**Records for the task**
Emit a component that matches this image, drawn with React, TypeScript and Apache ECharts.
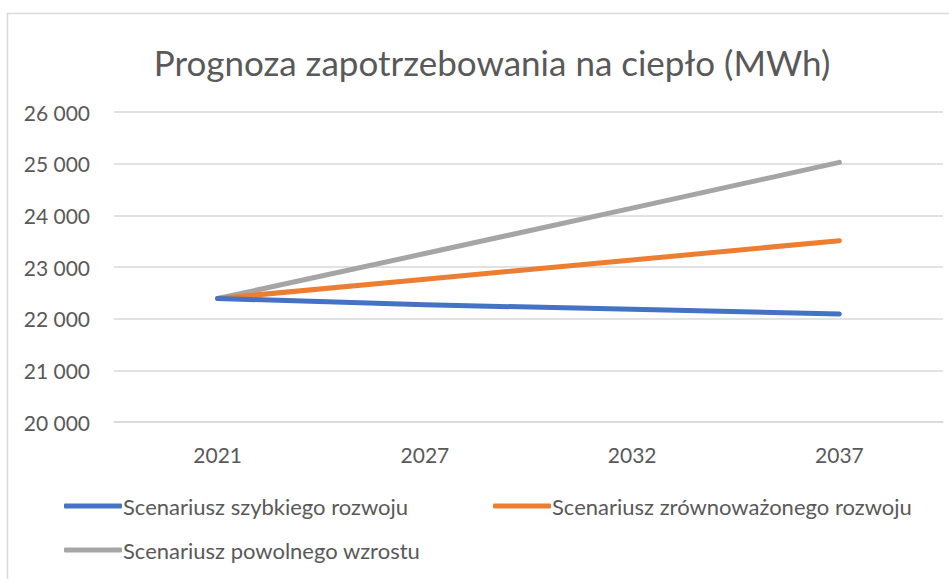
import React, { useEffect, useRef } from "react";
import * as echarts from "echarts";

const titleText = "Prognoza zapotrzebowania na ciepło (MWh)";
const years = ["2021", "2027", "2032", "2037"];
const seriesNames = [
  "Scenariusz szybkiego rozwoju",
  "Scenariusz zrównoważonego rozwoju",
  "Scenariusz powolnego wzrostu",
];
const fastGrowth = [22390, 22270, 22180, 22090];
const sustainableGrowth = [22390, 22765, 23135, 23510];
const slowGrowth = [22390, 23260, 24140, 25025];
const yMin = 20000;
const yMax = 26000;
const yStep = 1000;

const colors = ["#4472C4", "#ED7D31", "#A5A5A5"];
const FONT = "Lato";
const TEXT = "#595959";

export default function App() {
  const ref = useRef<HTMLDivElement>(null);
  useEffect(() => {
    if (!ref.current) return;
    const chart = echarts.init(ref.current, null, { renderer: "svg" });
    const values = [fastGrowth, sustainableGrowth, slowGrowth];
    const legendPos = [
      { left: 64, top: 495 },
      { left: 493, top: 495 },
      { left: 64, top: 539 },
    ];
    chart.setOption({
      animation: false,
      backgroundColor: "#ffffff",
      textStyle: { fontFamily: FONT },
      title: {
        text: titleText,
        left: 487,
        top: 39,
        textAlign: "center",
        textStyle: { fontFamily: FONT, fontSize: 35, fontWeight: "normal", color: TEXT },
      },
      graphic: [
        {
          type: "rect",
          shape: { x: 7.5, y: 13.5, width: 1000, height: 700 },
          style: { fill: "none", stroke: "#D9D9D9", lineWidth: 1.5 },
          silent: true,
          z: -1,
        },
      ],
      legend: seriesNames.map((n, i) => ({
        data: [n],
        left: legendPos[i].left,
        top: legendPos[i].top,
        icon: "roundRect",
        itemWidth: 58,
        itemHeight: 5,
        padding: 0,
        selectedMode: false,
        textStyle: { fontFamily: FONT, fontSize: 22, color: TEXT, padding: [0, 0, 0, -4] },
      })),
      grid: { left: 114, right: 6, top: 112, bottom: 157 },
      xAxis: {
        type: "category",
        data: years,
        boundaryGap: true,
        axisLine: { show: true, lineStyle: { color: "#D9D9D9", width: 1.5 } },
        axisTick: { show: false },
        axisLabel: { color: TEXT, fontFamily: FONT, fontSize: 21, margin: 22 },
      },
      yAxis: {
        type: "value",
        min: yMin,
        max: yMax,
        interval: yStep,
        axisLine: { show: false },
        axisTick: { show: false },
        splitLine: { lineStyle: { color: "#D9D9D9", width: 1.5 } },
        axisLabel: {
          color: TEXT,
          fontFamily: FONT,
          fontSize: 21,
          margin: 24,
          formatter: (v: number) => {
            const s = String(Math.round(v));
            return s.replace(/\B(?=(\d{3})+(?!\d))/g, " ");
          },
        },
      },
      series: seriesNames.map((n, i) => ({
        name: n,
        type: "line",
        data: values[i],
        showSymbol: false,
        symbol: "none",
        lineStyle: { color: colors[i], width: 5, cap: "round", join: "round" },
        itemStyle: { color: colors[i] },
        z: 3 - i,
      })),
    });
    return () => chart.dispose();
  }, []);
  return (
    <div
      ref={ref}
      style={{ position: "fixed", left: 0, top: 0, width: 949, height: 579 }}
    />
  );
}
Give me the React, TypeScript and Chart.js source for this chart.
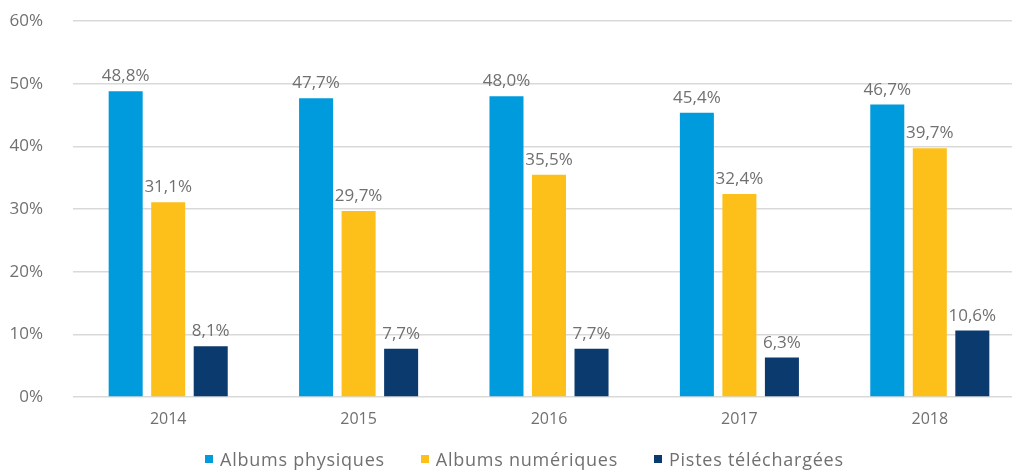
import React, { useEffect, useRef } from "react";
import { Chart, registerables } from "chart.js";

Chart.register(...registerables);

const categories = ["2014", "2015", "2016", "2017", "2018"];
const seriesNames = ["Albums physiques", "Albums numériques", "Pistes téléchargées"];
const albumsPhysiques = [48.8, 47.7, 48.0, 45.4, 46.7];
const albumsNumeriques = [31.1, 29.7, 35.5, 32.4, 39.7];
const pistesTelechargees = [8.1, 7.7, 7.7, 6.3, 10.6];
const seriesColors = ["#009bdc", "#fdbf1a", "#0b3a6e"];
const yTicks = [0, 10, 20, 30, 40, 50, 60];

const FONT = "'Open Sans', sans-serif";
const TEXT = "#707070";

const fmt = (v: number) => v.toFixed(1).replace(".", ",") + "%";

const dataLabelPlugin = {
  id: "dataLabels",
  afterDatasetsDraw(chart: any) {
    const ctx = chart.ctx;
    ctx.save();
    ctx.font = `17px ${FONT}`;
    ctx.fillStyle = TEXT;
    ctx.textAlign = "center";
    ctx.textBaseline = "alphabetic";
    chart.data.datasets.forEach((ds: any, i: number) => {
      const meta = chart.getDatasetMeta(i);
      meta.data.forEach((el: any, j: number) => {
        ctx.fillText(fmt(ds.data[j]), el.x, el.y - 10);
      });
    });
    ctx.restore();
  },
};

export default function App() {
  const ref = useRef<HTMLCanvasElement>(null);
  useEffect(() => {
    if (!ref.current) return;
    const chart = new Chart(ref.current, {
      type: "bar",
      data: {
        labels: categories,
        datasets: [albumsPhysiques, albumsNumeriques, pistesTelechargees].map((d, i) => ({
          label: seriesNames[i],
          data: d,
          backgroundColor: seriesColors[i],
          borderWidth: 0,
          barPercentage: 0.8,
          categoryPercentage: 0.67,
        })),
      },
      options: {
        animation: false,
        responsive: false,
        maintainAspectRatio: false,
        layout: { padding: { top: 0, right: 5, left: 0, bottom: 0 } },
        plugins: { legend: { display: false }, tooltip: { enabled: false } },
        scales: {
          x: {
            grid: { display: false, drawTicks: false },
            border: { display: false },
            ticks: { color: TEXT, font: { family: FONT, size: 16 }, padding: 13 },
            afterFit: (s: any) => { s.height = 73; },
          },
          y: {
            min: 0,
            max: 60,
            afterBuildTicks: (s: any) => { s.ticks = yTicks.map((v) => ({ value: v })); },
            grid: { color: "#d9d9d9", lineWidth: 1.5, drawTicks: false },
            border: { display: false },
            ticks: {
              color: TEXT,
              font: { family: FONT, size: 17 },
              padding: 30,
              callback: (v: any) => v + "%",
            },
            afterFit: (s: any) => { s.width = 73; },
          },
        },
      },
      plugins: [dataLabelPlugin],
    });
    return () => chart.destroy();
  }, []);

  const legendItem = (name: string, color: string, ml: number) => (
    <div key={name} style={{ display: "flex", alignItems: "center", marginLeft: ml }}>
      <span style={{ width: 8, height: 8, background: color, display: "inline-block", marginRight: 7 }} />
      <span>{name}</span>
    </div>
  );

  return (
    <div style={{ position: "fixed", left: 0, top: 0, width: 1012, height: 470, overflow: "hidden", background: "#fff" }}>
      <canvas
        ref={ref}
        width={1030}
        height={489}
        style={{ display: "block", width: 1030, height: 489, marginTop: -19 }}
      />
      <div
        style={{
          position: "absolute",
          left: 205,
          top: 447,
          display: "flex",
          fontFamily: FONT,
          fontSize: 18,
          letterSpacing: "0.75px",
          color: TEXT,
          lineHeight: "24px",
          whiteSpace: "nowrap",
        }}
      >
        {seriesNames.map((n, i) => legendItem(n, seriesColors[i], i === 0 ? 0 : 36))}
      </div>
    </div>
  );
}
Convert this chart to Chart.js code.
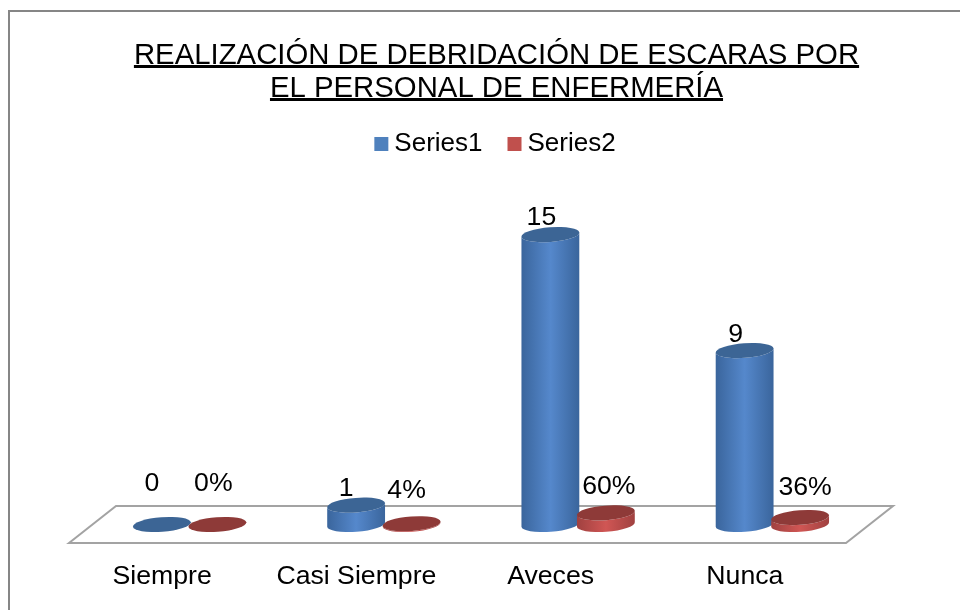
<!DOCTYPE html>
<html>
<head>
<meta charset="utf-8">
<style>html,body{margin:0;padding:0;background:#fff}#w{width:960px;height:610px}</style>
<script src="https://cdn.jsdelivr.net/npm/chart.js@4"></script>
</head>
<body>
<div id="w"><canvas id="c" width="960" height="610"></canvas></div>
<script>
const categories = ["Siempre", "Casi Siempre", "Aveces", "Nunca"];
const series1 = [0, 1, 15, 9];
const series2 = [0, 0.04, 0.6, 0.36];
const titleLines = ["REALIZACIÓN DE DEBRIDACIÓN DE ESCARAS POR", "EL PERSONAL DE ENFERMERÍA"];

const FONT = '"Liberation Sans", Arial, sans-serif';
const FS = 26.67, TITLE_FS = 29.33, TITLE_LH = 1.125, LEGEND_FS = 26;
// hand-placed label offsets (relative to the top of each bar)
const labelShift = [
  [[-10,-41],[-10,-17],[-9,-16.5],[-9,-16]],
  [[-4,-41],[-5,-33],[3,-26],[5,-30]]
];
const palette = [
  {legend:'#4f81bd', edge:'#3a659c', mid:'#5588cc', top:'#3c6595'},
  {legend:'#c0504d', edge:'#a04140', mid:'#d05654', top:'#8e3a38'}
];

const painter = {
  id:'painter',
  afterLayout(chart){
    const tb=chart.titleBlock, lg=chart.legend;
    tb.left+=15.5; tb.right+=15.5;
    lg.left+=14; lg.right+=14;
  },
  beforeDraw(chart){
    const c = chart.ctx;
    c.save();
    c.fillStyle='#fff'; c.fillRect(0,0,960,610);
    c.strokeStyle='#868686'; c.lineWidth=2;
    c.beginPath(); c.moveTo(9,611); c.lineTo(9,11); c.lineTo(961,11); c.stroke();
    c.restore();
  },
  beforeDatasetsDraw(chart){
    const c = chart.ctx, a = chart.chartArea, y0 = chart.scales.y.getPixelForValue(0);
    const d=18.5;
    c.save();
    c.strokeStyle='#a3a3a3'; c.lineWidth=2;
    c.beginPath();
    c.moveTo(a.left-23.5, y0+d); c.lineTo(a.left+23.5, y0-d);
    c.lineTo(a.right+23.5, y0-d); c.lineTo(a.right-23.5, y0+d); c.closePath(); c.stroke();
    c.restore();
  },
  afterDatasetsDraw(chart){
    const c = chart.ctx;
    const rot=-0.075, b=7.3;
    categories.forEach((_,i)=>{
      [0,1].forEach(ds=>{
        const el = chart.getDatasetMeta(ds).data[i], p = palette[ds];
        const x=el.x, top=el.y, base=el.base, r=el.width/2;
        c.save();
        if(base-top>0.5){
          const g=c.createLinearGradient(x-r,0,x+r,0);
          g.addColorStop(0,p.edge); g.addColorStop(0.5,p.mid); g.addColorStop(1,p.edge);
          c.fillStyle=g;
          c.beginPath();
          c.ellipse(x,base,r,b,rot,0,Math.PI);
          c.ellipse(x,top,r,b,rot,Math.PI,0,true);
          c.closePath(); c.fill();
        }
        c.fillStyle=p.top;
        c.beginPath(); c.ellipse(x,top,r,b,rot,0,Math.PI*2); c.fill();
        c.restore();
      });
    });
    // data labels
    c.save();
    c.font=FS+'px '+FONT; c.fillStyle='#000'; c.textAlign='center'; c.textBaseline='middle';
    categories.forEach((_,i)=>{
      const e1=chart.getDatasetMeta(0).data[i], e2=chart.getDatasetMeta(1).data[i];
      c.fillText(String(series1[i]), e1.x+labelShift[0][i][0], e1.y+labelShift[0][i][1]);
      c.fillText(Math.round(series2[i]*100)+'%', e2.x+labelShift[1][i][0], e2.y+labelShift[1][i][1]);
    });
    c.restore();
  },
  afterDraw(chart){
    const c=chart.ctx, tb=chart.titleBlock, lg=chart.legend;
    c.save();
    // title underlines
    const lh=TITLE_FS*TITLE_LH, pt=tb.options.padding.top||0, mid=(tb.left+tb.right)/2;
    c.font=TITLE_FS+'px '+FONT; c.fillStyle='#000';
    titleLines.forEach((t,i)=>{
      const w=c.measureText(t).width, cy=tb.top+pt+lh*(i+0.5);
      c.fillRect(mid-w/2, Math.round(cy+10), w, 3);
    });
    // legend swatches
    lg.legendHitBoxes.forEach((h,i)=>{
      c.fillStyle=palette[i].legend;
      c.fillRect(h.left, h.top+h.height/2-7, 14, 14);
    });
    c.restore();
  }
};

new Chart(document.getElementById('c'),{
  type:'bar',
  data:{labels:categories,datasets:[
    {label:'Series1',data:series1,backgroundColor:'rgba(0,0,0,0)',categoryPercentage:0.5714,barPercentage:1.045},
    {label:'Series2',data:series2,backgroundColor:'rgba(0,0,0,0)',categoryPercentage:0.5714,barPercentage:1.045}
  ]},
  plugins:[painter],
  options:{
    responsive:false,animation:false,
    layout:{padding:{left:92.5,right:90.5,top:30,bottom:15.5}},
    plugins:{
      tooltip:{enabled:false},
      title:{display:true,text:titleLines,color:'#000',align:'center',
        font:{family:FONT,size:TITLE_FS,lineHeight:TITLE_LH,weight:'normal'},padding:{top:9,bottom:1}},
      legend:{display:true,position:'top',
        labels:{boxWidth:7,boxHeight:14,padding:25,color:'#000',font:{family:FONT,size:LEGEND_FS},
          generateLabels(ch){return ch.data.datasets.map((d,i)=>({text:d.label,fillStyle:'rgba(0,0,0,0)',strokeStyle:'rgba(0,0,0,0)',lineWidth:0,datasetIndex:i}));}}}
    },
    scales:{
      x:{grid:{display:false},border:{display:false},
        afterFit(s){s.height=70;},
        ticks:{color:'#000',font:{family:FONT,size:FS},padding:28.5,labelOffset:-27.5,maxRotation:0}},
      y:{display:false,min:0,max:18.5,grid:{display:false}}
    }
  }
});
</script>
</body>
</html>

**Task details**
Restate only the lines running from the start of the material above through the line containing "const yStep = 1000;", ends included. No pictures.

**Response to the task**
Emit a component that matches this image, drawn with React, TypeScript and Apache ECharts.
import React, { useEffect, useRef } from "react";
import * as echarts from "echarts";

const titleText = "Prognoza zapotrzebowania na ciepło (MWh)";
const years = ["2021", "2027", "2032", "2037"];
const seriesNames = [
  "Scenariusz szybkiego rozwoju",
  "Scenariusz zrównoważonego rozwoju",
  "Scenariusz powolnego wzrostu",
];
const fastGrowth = [22390, 22270, 22180, 22090];
const sustainableGrowth = [22390, 22765, 23135, 23510];
const slowGrowth = [22390, 23260, 24140, 25025];
const yMin = 20000;
const yMax = 26000;
const yStep = 1000;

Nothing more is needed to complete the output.